Le obiezioni del sindacato
L’idea della nuova società che compra le licenze e trasforma i tassisti in dipendenti viene invece respinta in toto dai sindacati. Claudio Giudici, presidente nazionale di Uritaxi, premette che il servizio in Italia è molto migliore di come viene rappresentato dai media e a provarlo c’è un’indagine demoscopica (commissionata dalla stessa Uritaxi) con indici di gradimento medio di 8 cittadini su 10, con punte di 9 in città come Firenze, Verona, Trento. «
La parte più debole per l’utenza è quella relativa alle tariffe, che però se equiparate a quelle europee risultano essere in media» aggiunge Giudici. Entrando nel merito della proposta, il rappresentando dei tassisti sostiene che «il progetto del manager è molto teorico, ha una visione legittimamente affaristica, ma qui siamo di fronte ad un servizio regolamentato con obblighi di servizio pubblico.

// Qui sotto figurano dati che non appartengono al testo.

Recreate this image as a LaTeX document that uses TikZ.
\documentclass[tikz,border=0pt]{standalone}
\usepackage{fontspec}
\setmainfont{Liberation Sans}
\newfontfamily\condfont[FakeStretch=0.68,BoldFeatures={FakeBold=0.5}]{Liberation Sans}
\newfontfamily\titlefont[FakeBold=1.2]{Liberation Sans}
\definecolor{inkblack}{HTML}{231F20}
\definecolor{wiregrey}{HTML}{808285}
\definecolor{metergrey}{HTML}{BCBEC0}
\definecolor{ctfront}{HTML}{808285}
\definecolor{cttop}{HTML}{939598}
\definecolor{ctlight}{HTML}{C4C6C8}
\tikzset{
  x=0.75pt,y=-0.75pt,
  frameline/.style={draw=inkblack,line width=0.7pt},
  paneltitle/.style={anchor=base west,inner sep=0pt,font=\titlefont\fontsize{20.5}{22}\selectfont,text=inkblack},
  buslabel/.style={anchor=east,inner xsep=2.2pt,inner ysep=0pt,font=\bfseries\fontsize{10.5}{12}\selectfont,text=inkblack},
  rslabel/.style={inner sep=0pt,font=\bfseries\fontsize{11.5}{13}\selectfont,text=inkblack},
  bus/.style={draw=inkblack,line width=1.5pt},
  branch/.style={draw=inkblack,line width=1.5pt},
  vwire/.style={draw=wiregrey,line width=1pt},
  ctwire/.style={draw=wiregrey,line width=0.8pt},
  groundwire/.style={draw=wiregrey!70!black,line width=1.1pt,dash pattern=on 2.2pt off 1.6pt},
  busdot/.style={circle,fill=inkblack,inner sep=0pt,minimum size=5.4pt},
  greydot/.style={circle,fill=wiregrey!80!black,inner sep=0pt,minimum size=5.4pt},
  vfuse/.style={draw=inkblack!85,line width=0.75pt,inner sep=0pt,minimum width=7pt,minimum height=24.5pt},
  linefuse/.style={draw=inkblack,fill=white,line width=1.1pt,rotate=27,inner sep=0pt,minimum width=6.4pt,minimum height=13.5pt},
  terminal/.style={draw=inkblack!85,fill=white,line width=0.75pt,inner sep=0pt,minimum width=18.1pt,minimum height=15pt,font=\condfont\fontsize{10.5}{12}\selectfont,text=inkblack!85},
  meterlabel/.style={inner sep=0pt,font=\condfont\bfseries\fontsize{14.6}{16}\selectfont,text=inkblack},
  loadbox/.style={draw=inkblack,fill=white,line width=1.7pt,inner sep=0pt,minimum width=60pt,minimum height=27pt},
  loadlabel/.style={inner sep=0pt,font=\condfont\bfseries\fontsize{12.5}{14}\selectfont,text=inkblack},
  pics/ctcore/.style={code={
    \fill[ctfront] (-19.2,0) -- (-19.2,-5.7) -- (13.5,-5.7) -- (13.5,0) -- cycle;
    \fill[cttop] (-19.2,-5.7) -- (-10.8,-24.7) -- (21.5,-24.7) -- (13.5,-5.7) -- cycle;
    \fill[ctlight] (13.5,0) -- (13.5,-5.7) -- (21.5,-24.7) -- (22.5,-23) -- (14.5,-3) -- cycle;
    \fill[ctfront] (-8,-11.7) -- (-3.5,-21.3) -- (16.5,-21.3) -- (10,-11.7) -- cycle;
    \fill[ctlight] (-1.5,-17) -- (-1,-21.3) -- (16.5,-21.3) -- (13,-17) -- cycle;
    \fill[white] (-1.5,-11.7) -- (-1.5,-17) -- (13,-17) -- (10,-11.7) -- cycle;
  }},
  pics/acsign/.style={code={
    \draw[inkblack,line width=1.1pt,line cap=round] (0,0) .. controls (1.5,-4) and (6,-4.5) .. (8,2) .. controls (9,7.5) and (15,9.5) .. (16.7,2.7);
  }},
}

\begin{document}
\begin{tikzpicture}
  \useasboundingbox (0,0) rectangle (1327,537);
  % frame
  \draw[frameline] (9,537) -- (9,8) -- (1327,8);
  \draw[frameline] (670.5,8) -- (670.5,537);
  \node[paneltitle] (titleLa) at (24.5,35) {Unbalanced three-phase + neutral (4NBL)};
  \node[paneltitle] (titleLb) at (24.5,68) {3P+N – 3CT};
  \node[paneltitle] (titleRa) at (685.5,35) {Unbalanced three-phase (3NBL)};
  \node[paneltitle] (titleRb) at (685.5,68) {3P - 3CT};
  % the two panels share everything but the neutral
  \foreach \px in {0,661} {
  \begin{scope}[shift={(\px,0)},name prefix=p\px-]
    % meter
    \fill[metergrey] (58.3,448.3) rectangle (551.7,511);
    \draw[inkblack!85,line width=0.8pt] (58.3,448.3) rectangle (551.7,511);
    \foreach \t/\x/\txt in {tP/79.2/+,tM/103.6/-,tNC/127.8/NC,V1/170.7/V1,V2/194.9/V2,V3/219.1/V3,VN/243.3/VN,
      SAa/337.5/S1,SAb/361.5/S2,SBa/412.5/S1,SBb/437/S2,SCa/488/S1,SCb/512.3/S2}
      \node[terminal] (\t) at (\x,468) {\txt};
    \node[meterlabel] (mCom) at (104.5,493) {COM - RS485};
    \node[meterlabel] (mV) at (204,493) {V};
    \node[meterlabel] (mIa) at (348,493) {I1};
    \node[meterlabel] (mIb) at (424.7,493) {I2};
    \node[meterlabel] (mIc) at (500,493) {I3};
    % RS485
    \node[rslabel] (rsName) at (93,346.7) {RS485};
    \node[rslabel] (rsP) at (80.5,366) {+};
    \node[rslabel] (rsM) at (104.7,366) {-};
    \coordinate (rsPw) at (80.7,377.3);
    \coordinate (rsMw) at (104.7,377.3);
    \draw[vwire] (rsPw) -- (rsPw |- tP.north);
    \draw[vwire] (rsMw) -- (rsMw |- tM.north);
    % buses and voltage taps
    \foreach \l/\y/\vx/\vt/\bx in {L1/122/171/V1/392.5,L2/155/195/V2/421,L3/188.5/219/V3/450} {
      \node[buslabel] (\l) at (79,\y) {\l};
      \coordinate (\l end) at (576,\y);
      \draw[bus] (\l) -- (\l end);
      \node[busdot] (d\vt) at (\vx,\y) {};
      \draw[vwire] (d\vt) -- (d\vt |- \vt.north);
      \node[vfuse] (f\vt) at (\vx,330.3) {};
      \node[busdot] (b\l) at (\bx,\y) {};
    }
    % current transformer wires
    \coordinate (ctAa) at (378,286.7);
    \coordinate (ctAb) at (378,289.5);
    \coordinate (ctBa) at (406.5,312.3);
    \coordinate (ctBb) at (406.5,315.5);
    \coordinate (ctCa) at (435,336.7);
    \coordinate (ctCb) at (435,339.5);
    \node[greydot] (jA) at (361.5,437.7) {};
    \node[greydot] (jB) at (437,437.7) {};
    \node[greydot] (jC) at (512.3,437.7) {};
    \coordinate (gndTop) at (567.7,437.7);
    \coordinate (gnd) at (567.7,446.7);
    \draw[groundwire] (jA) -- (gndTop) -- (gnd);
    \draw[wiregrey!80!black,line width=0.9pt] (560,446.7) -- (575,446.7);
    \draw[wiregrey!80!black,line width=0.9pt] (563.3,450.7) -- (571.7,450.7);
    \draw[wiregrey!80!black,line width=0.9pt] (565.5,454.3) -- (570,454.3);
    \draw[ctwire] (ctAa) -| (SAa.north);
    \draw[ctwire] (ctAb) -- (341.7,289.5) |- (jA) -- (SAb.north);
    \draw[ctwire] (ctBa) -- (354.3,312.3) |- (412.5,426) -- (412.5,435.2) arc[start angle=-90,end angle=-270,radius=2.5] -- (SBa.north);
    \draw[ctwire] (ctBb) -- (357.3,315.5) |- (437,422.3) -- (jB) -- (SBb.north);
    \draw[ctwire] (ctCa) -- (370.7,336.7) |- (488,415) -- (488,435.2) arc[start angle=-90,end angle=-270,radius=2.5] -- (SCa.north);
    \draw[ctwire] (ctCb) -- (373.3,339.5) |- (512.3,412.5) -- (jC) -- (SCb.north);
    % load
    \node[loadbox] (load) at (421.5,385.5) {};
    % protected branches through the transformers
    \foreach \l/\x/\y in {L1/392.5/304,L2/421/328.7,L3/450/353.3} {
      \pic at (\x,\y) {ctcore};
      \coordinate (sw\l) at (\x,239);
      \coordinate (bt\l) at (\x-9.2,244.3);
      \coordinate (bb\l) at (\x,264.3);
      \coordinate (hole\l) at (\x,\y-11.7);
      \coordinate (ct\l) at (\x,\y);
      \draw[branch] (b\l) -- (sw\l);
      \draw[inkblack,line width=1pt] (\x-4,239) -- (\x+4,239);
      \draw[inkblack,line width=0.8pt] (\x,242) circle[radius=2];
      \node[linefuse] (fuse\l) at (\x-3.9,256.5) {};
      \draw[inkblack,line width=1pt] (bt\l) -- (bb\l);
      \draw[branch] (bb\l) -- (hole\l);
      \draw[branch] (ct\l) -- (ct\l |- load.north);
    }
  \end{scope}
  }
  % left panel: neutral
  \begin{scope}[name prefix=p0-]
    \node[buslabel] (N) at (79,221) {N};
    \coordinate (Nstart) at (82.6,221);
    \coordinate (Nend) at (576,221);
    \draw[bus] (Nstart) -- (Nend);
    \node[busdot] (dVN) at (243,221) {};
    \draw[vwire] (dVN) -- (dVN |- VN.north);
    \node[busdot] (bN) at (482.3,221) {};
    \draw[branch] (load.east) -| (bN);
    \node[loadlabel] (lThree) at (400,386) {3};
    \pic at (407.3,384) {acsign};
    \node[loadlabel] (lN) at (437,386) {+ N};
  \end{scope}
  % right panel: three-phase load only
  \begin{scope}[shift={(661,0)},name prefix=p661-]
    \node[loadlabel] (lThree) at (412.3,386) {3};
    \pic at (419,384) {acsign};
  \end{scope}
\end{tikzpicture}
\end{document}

Già dalla premessa è vittima di un equivoco: il trasporto pubblico non di linea è assegnato ad una comunità di lavoratori, in quanto servizio pubblico essenziale. Ci sono alcuni motivi che garantiscono la qualità del servizio taxi italiano: la struttura artigianale e il suo fare massa critica grazie alla cooperazione». Per Giudici «nel lungo periodo il modello proposto dal manager comporterà un decadimento della qualità professionale e tecnologica del servizio.
Finché permane il legame tra lavoro e quota azionaria il servizio continuerà a funzionare bene, ma appena tale legame salterà, l’ottica di nuovi azionisti, svincolati dall’attività lavorativa, sarà di mero profitto.

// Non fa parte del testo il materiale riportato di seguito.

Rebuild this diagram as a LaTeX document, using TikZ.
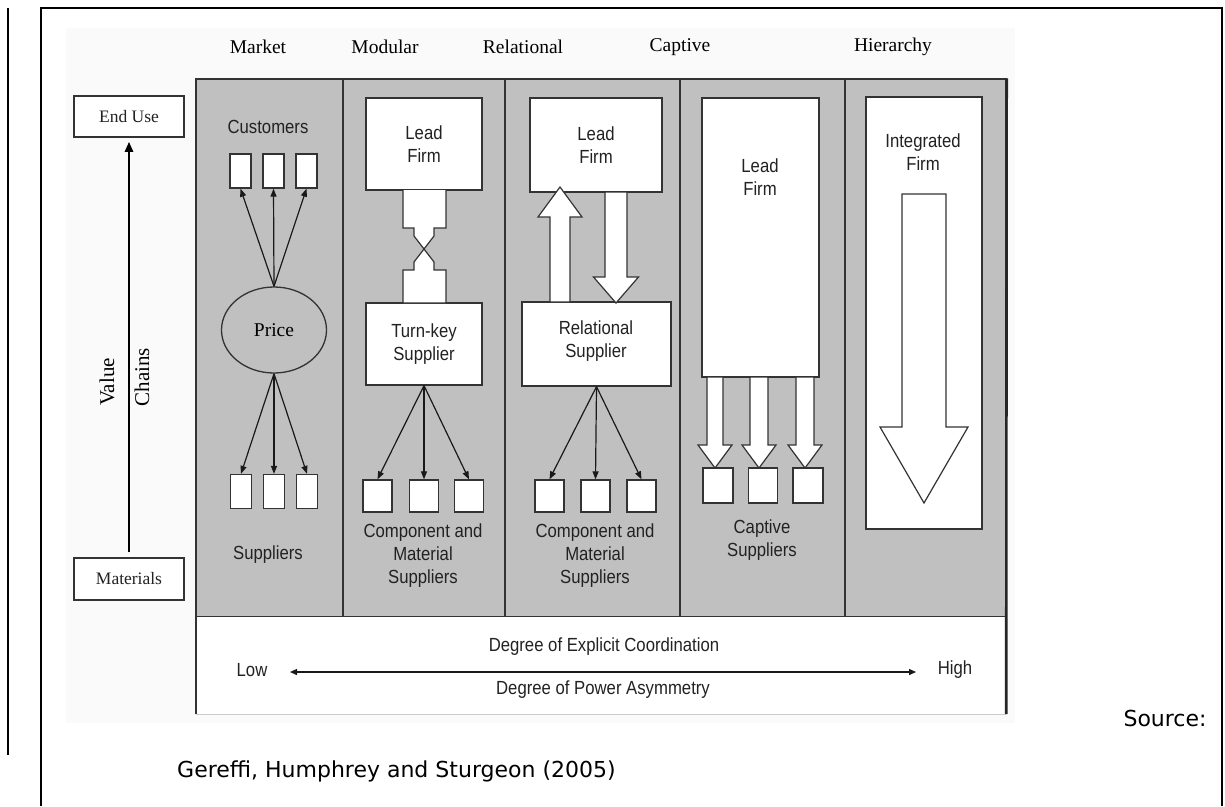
\documentclass[tikz,border=0pt]{standalone}
\usepackage{fontspec}
\setmainfont{Liberation Serif}
\setsansfont{Liberation Sans}[FakeStretch=0.88]
\newfontfamily\srcfont{DejaVu Sans}
\usetikzlibrary{arrows.meta,shapes.geometric}
\definecolor{panelgray}{HTML}{C0C0C0}
\definecolor{edge}{HTML}{333333}
\definecolor{ink}{HTML}{222222}
\definecolor{figbg}{HTML}{FAFAFA}

% block arrow: x, y of shaft start, y of head base, y of tip, shaft half width, head half width
\newcommand\fatarrow[6]{%
  \filldraw[fill=white, draw=edge, line width=1.2pt]
    (#1-#5,#2) -- (#1-#5,#3) -- (#1-#6,#3) -- (#1,#4) -- (#1+#6,#3) -- (#1+#5,#3) -- (#1+#5,#2) -- cycle;}

\begin{document}
\begin{tikzpicture}[x=1pt,y=-1pt,line join=miter,
  colbox/.style={fill=panelgray, draw=edge, line width=1.4pt, inner sep=0pt, minimum height=538pt},
  wbox/.style={fill=white, draw=edge, line width=1.3pt, inner sep=0pt},
  sbox/.style={wbox, minimum width=21pt, minimum height=34pt},
  qbox/.style={wbox, minimum width=29pt, minimum height=32pt},
  lbl/.style={font=\sffamily\fontsize{19}{23}\selectfont, text=ink, align=center, inner sep=0pt},
  hdr/.style={font=\fontsize{19.5}{23}\selectfont, inner sep=0pt},
  serif/.style={font=\fontsize{17.5}{21}\selectfont, text=ink, inner sep=0pt},
  thinarrow/.style={draw=black!90, line width=1.2pt, -{Triangle[length=8pt,width=6pt]}}]
\useasboundingbox (0,0) rectangle (1225,806);
\fill[white] (0,0) rectangle (1225,806);

% page frame
\draw[line width=2.4pt] (8,8) -- (8,755);
\draw[line width=2.4pt] (41,806) -- (41,8) -- (1222,8) -- (1222,806);

% figure background
\fill[figbg] (66,28) rectangle (1015,723);

% column headers
\node[hdr] (hMarket) at (258,47) {Market};
\node[hdr] (hModular) at (385,47) {Modular};
\node[hdr] (hRelational) at (523,47) {Relational};
\node[hdr] (hCaptive) at (680,47) {Captive};
\node[hdr] (hHierarchy) at (893,47) {Hierarchy};

% value chain axis
\node[wbox, minimum width=110pt, minimum height=41pt, line width=1.5pt, serif] (enduse) at (129,116.5) {End Use};
\node[wbox, minimum width=110pt, minimum height=42pt, line width=1.5pt, serif] (materials) at (129,579) {Materials};
\draw[line width=2.4pt, -{Triangle[length=10pt,width=8pt]}, shorten <=5pt, shorten >=4pt] (materials.north) -- (enduse.south);
\node[font=\fontsize{21}{24}\selectfont, rotate=90, inner sep=0pt] (value) at (107,382) {Value};
\node[font=\fontsize{21}{24}\selectfont, rotate=90, inner sep=0pt] (chains) at (142,377) {Chains};

% columns
\node[colbox, minimum width=147pt] (colMarket) at (269.5,348) {};
\node[colbox, minimum width=162pt] (colModular) at (424,348) {};
\node[colbox, minimum width=175pt] (colRelational) at (592.5,348) {};
\node[colbox, minimum width=165pt] (colCaptive) at (762.5,348) {};
\node[colbox, minimum width=161pt] (colHierarchy) at (925.5,348) {};

% coordination scale panel
\node[fill=white, minimum width=810pt, minimum height=97pt, inner sep=0pt] (scale) at (601,665.5) {};
\draw[edge, line width=1.4pt] (scale.north west) -- (scale.south west);
\draw[black!20, line width=1.4pt] (scale.south west) -- (scale.south east);
\draw[black!85, line width=2.6pt] (colHierarchy.north east) -- (scale.south east);

% ---- Market ----
\node[lbl] (customers) at (268,127) {Customers};
\node[sbox] (c1) at (240.5,171) {};
\node[sbox] (c2) at (273.5,171) {};
\node[sbox] (c3) at (306.5,171) {};
\node[ellipse, fill=panelgray, draw=edge, line width=1.3pt, minimum width=105pt, minimum height=86pt, inner sep=0pt,
      font=\fontsize{19.5}{23}\selectfont] (price) at (274,330) {Price};
\node[sbox] (s1) at (241,491.5) {};
\node[sbox] (s2) at (274,491.5) {};
\node[sbox] (s3) at (307,491.5) {};
\node[lbl] (suppliers) at (268,555) {Suppliers};
\foreach \i in {1,2,3} {
  \draw[thinarrow] (price.north) -- (c\i.south);
  \draw[thinarrow] (price.south) -- (s\i.north);
}

% ---- Modular ----
\node[wbox, minimum width=116pt, minimum height=92pt, lbl] (leadMod) at (424,144) {Lead\\Firm};
\node[wbox, minimum width=116pt, minimum height=82pt, lbl] (turnkey) at (424,344) {Turn-key\\Supplier};
\filldraw[fill=white, draw=edge, line width=1.2pt, even odd rule]
  (403,190) -- (403,228) -- (414,228) -- (414,236) -- (434,262) -- (434,270) -- (446,270) -- (446,303)
  -- (403,303) -- (403,270) -- (414,270) -- (414,262) -- (434,236) -- (434,228) -- (446,228) -- (446,190);
\node[qbox] (m1) at (377.5,496) {};
\node[qbox] (m2) at (424,496) {};
\node[qbox] (m3) at (469,496) {};
\foreach \i in {1,2,3} \draw[thinarrow] (turnkey.south) -- (m\i.north);
\node[lbl] (compMod) at (423,556) {Component and\\Material\\Suppliers};

% ---- Relational ----
\node[wbox, minimum width=132pt, minimum height=94pt, lbl] (leadRel) at (596,145) {Lead\\Firm};
\node[wbox, minimum width=149pt, minimum height=84pt] (relsup) at (596.5,344) {};
\node[lbl] (relsupText) at (596,341) {Relational\\Supplier};
\fatarrow{560}{302}{217}{187}{10}{22}
\fatarrow{616}{192}{277}{303}{11}{22.5}
\node[qbox] (r1) at (549.5,496) {};
\node[qbox] (r2) at (595.5,496) {};
\node[qbox] (r3) at (641.5,496) {};
\foreach \i in {1,2,3} \draw[thinarrow] (relsup.south) -- (r\i.north);
\node[lbl] (compRel) at (595,556) {Component and\\Material\\Suppliers};

% ---- Captive ----
\node[wbox, minimum width=117pt, minimum height=279pt] (leadCap) at (760.5,237.5) {};
\node[lbl] (leadCapText) at (760,177.5) {Lead\\Firm};
\fatarrow{715}{377}{445}{468}{8}{17}
\fatarrow{759}{377}{445}{468}{9}{17}
\fatarrow{805}{377}{445}{468}{9}{17}
\node[wbox, minimum width=30pt, minimum height=35pt] (k1) at (718,485.5) {};
\node[wbox, minimum width=29pt, minimum height=35pt] (k2) at (763,485.5) {};
\node[wbox, minimum width=30pt, minimum height=35pt] (k3) at (808,485.5) {};
\node[lbl, text depth=0pt] (captiveSup) at (762,538.5) {Captive\\Suppliers};

% ---- Hierarchy ----
\node[wbox, minimum width=116pt, minimum height=432pt] (integrated) at (924,313) {};
\node[lbl] (integratedText) at (923,152.5) {Integrated\\Firm};
\fatarrow{924}{194}{427}{503}{22}{44}

% ---- coordination scale ----
\node[lbl] (coord) at (604,647) {Degree of Explicit Coordination};
\node[lbl] (power) at (603,690) {Degree of Power Asymmetry};
\node[lbl] (low) at (252,670) {Low};
\node[lbl] (high) at (955,670) {High};
\coordinate (lowEnd) at (290,672);
\coordinate (highEnd) at (916,672);
\draw[black!90, line width=1.4pt, {Triangle[length=7pt,width=6pt]}-{Triangle[length=7pt,width=6pt]}] (lowEnd) -- (highEnd);

% source
\node[font=\srcfont\fontsize{22}{26}\selectfont, inner sep=0pt] (source) at (1165,718) {Source:};
\node[font=\srcfont\fontsize{22}{26}\selectfont, inner sep=0pt, anchor=west] (citation) at (177,771) {Gereffi, Humphrey and Sturgeon (2005)};
\end{tikzpicture}
\end{document}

È proprio l’assenza di logiche meramente profittuali che oggi in parte spiega la qualità del servizio taxi italiano, dove il concetto di servizio pubblico, la tariffa amministrata, i turni imposti, e l’obbligo di prestazione (al di là della economicità della tratta da fare), rappresentano delle garanzie per l’utenza». Si potrebbe obiettare che non si comprende perché un servizio affidato a lavoratori autonomi dovrebbe essere migliore di uno gestito da una società: ci sono alberghi o ristorante gestiti da famiglie e altri gestiti da grandi gruppi ed entrambi possono offrire un buon servizio.

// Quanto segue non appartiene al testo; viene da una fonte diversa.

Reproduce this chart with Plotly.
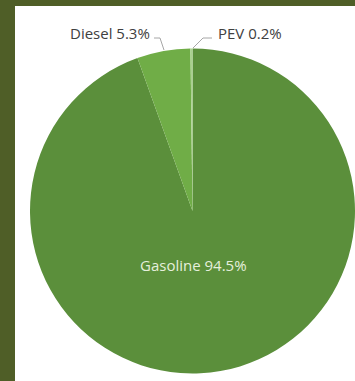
import plotly.graph_objects as go

labels = ["Gasoline", "Diesel", "PEV"]
values = [94.5, 5.3, 0.2]
colors = ["#5b8f3b", "#70ad47", "#a9d18e"]

W, H = 355, 381

def px(x):
    return x / W

def py(y):
    return 1 - y / H

fig = go.Figure()
fig.add_trace(go.Pie(
    labels=labels, values=values, sort=False, direction="clockwise", rotation=0,
    marker=dict(colors=colors, line=dict(width=0)),
    textinfo="none", hoverinfo="label+percent", showlegend=False,
    domain=dict(x=[px(30), 1], y=[py(374), py(48)]),
))

fam = "Open Sans, Liberation Sans, sans-serif"
ann_font = dict(family=fam, size=15, color="#404040")
fig.add_annotation(x=px(110), y=py(33), xref="paper", yref="paper", showarrow=False,
                   xanchor="center", yanchor="middle",
                   text=f"{labels[1]} {values[1]}%", font=ann_font)
fig.add_annotation(x=px(250), y=py(33), xref="paper", yref="paper", showarrow=False,
                   xanchor="center", yanchor="middle",
                   text=f"{labels[2]} {values[2]}%", font=ann_font)
fig.add_annotation(x=px(193), y=py(265), xref="paper", yref="paper", showarrow=False,
                   xanchor="center", yanchor="middle",
                   text=f"{labels[0]} {values[0]}%",
                   font=dict(family=fam, size=15, color="#e6efdd"))

shapes = [
    dict(type="rect", xref="paper", yref="paper", x0=px(15), x1=1.01, y0=-0.01, y1=py(6),
         fillcolor="white", line=dict(width=0), layer="below"),
    dict(type="path", xref="paper", yref="paper",
         path=f"M {px(154)},{py(38)} L {px(160)},{py(38)} L {px(164)},{py(50)}",
         line=dict(color="#a6a6a6", width=1)),
    dict(type="path", xref="paper", yref="paper",
         path=f"M {px(212)},{py(38)} L {px(203)},{py(38)} L {px(193)},{py(48)}",
         line=dict(color="#a6a6a6", width=1)),
]

fig.update_layout(width=W, height=H, margin=dict(l=0, r=0, t=0, b=0),
                  paper_bgcolor="#4f5e27", shapes=shapes)
fig.write_html("out.html")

E anche le demonizzazione del profitto da parte di chi difende con le unghie il proprio business fa sorridere. Aggiunge Giudici: «Circa i benefici che il progetto potrebbe portare, mi riferisco in particolare ad un esercizio H24 del taxi, all’impiego di più autisti per ogni vettura, all’aumento delle corsie preferenziali nelle città, sono cose che già con l’attuale modello potremmo avere, ma che costano, non ve n’è il mercato non ve n’è la disponibilità politica visto che le preferenziali sottraggono voti alle amministrazioni».
I vantaggi per i comuni
Rossi invece è convinto che il suo progetto porterebbe grandi benefici ai tassisti, ai cittadini e alle amministrazioni pubbliche: «Sono certo che dopo pochi anni la partecipazione dei tassisti in NewCo varrebbe un multiplo del valore attuale della licenza. Manterrebbero il reddito sotto forma di stipendio, rinunciando però al loro status di autonomi, uno dei principali ostacoli da superare, e avrebbero la possibilità di disaccoppiare il proprio lavoro dal valore patrimoniale rappresentato oggi dalla licenza. Inoltre si proteggerebbero dalle ineluttabili conseguenze dello sviluppo delle auto a guida autonoma che in qualche modo uccideranno sicuramente il business tradizionale dei taxi.
Gli utenti avrebbero un servizio efficientissimo effettuato con auto moderne, sicure a basso impatto ambientale e soprattutto in numero sufficiente a saturare la domanda (inclusi i picchi) che sarebbe verosimilmente crescente a mano a mano che le persone si convinceranno ad abbandonare l’auto privata per spostamenti cittadini. Nel lungo termine, con l'avvento delle auto a guida autonoma, il costo del servizio taxi potrebbe essere significativamente ridotto, consentendo a molti cittadini di abbandonare completamente l'auto privata. Infine, il Comune di Milano e i suoi amministratori sarebbero enormemente popolari tra i cittadini per aver innovato e reso più economico un servizio utilissimo alla collettività».
Il manager ovviamente è consapevole degli ostacoli che un’idea del genere dovrebbe affrontare: non solo far capire ai tassisti che il loro futuro è minacciato dalle auto a guida autonoma (e oggi anche dal car sharing) ma soprattutto trovare il consenso politico per stravolgere l'impianto normativo attuale e consentire la realizzazione del progetto. Una rivoluzione improbabile.